Romania has the fastest 4G internet in Europe 

According to dospeedtest.com, Romania has a peak internet speed of 58.7 Mbps, which makes it the 7th nation with the fastest internet in the world, compared to the US where peak connection speeds are about 48.8 Mbps, placing it 17th. Moreover, Romania consumes more internet on average than any European country, having monthly traffic of 91 GB for fixed broadband lines. 


The Martisor 

Martisorul, one of the most popular traditions in Romania has been included in the UNESCO patrimony. It is a celebration welcoming the spring and Martisor is a diminutive for March. This month, people exchange tiny objects, symbols of spring. The talismans are tied with a red (colour of blood – symbolises love)  and white (symbolising purity) string. It is believed that the person wearing it will be strong and healthy and will be loved for the year to come. 

Romanians love a drink 

Romania is the 5th booziest country in the world, behind four more Eastern European states: Belarus, Russia, Moldova and Lithuania. The average Romanian consumes 14.4 litres of pure alcohol each year, compared to 11.6 litres in Britain. The local specialities include palinka and tuica (a spirit made from plums with more than 70% alcohol) but also a liquor like beverage with less alcohol, made from different fruits and berries whose name contains the name of the fruit and the ending -ata. Like Caise -> Caisata (apricots); Afine -> Afinata (blueberry). 

Romania’s name origin 

Romania’s name actually comes from the Latin language. “Romanus” means “citizen of the Roman empire” and this dates back to the years 100 when the country was known back then as Dacia which was later conquered by the Romans.  

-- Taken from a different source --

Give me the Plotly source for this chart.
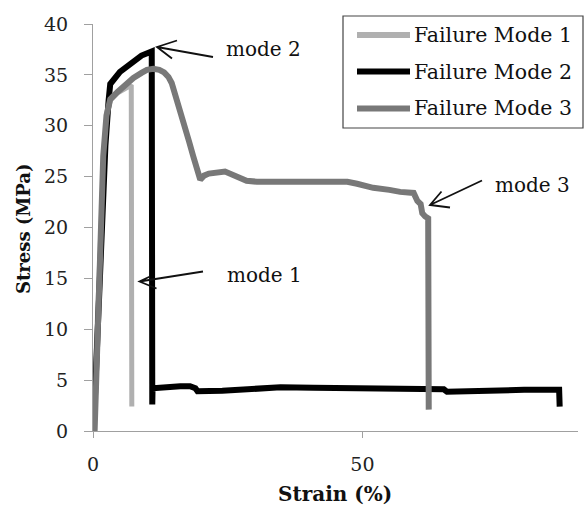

Romanian is the only Latin language in Eastern Europe 

In spite of a common belief that the Romanian language is very similar to those spoken in Russia or other Slavic countries; in reality, Romanian is a Latin language closely related to Italian, French, Spanish, Catalan, and Portuguese. This also explains the facility Romanians can learn new languages especially the Latin ones.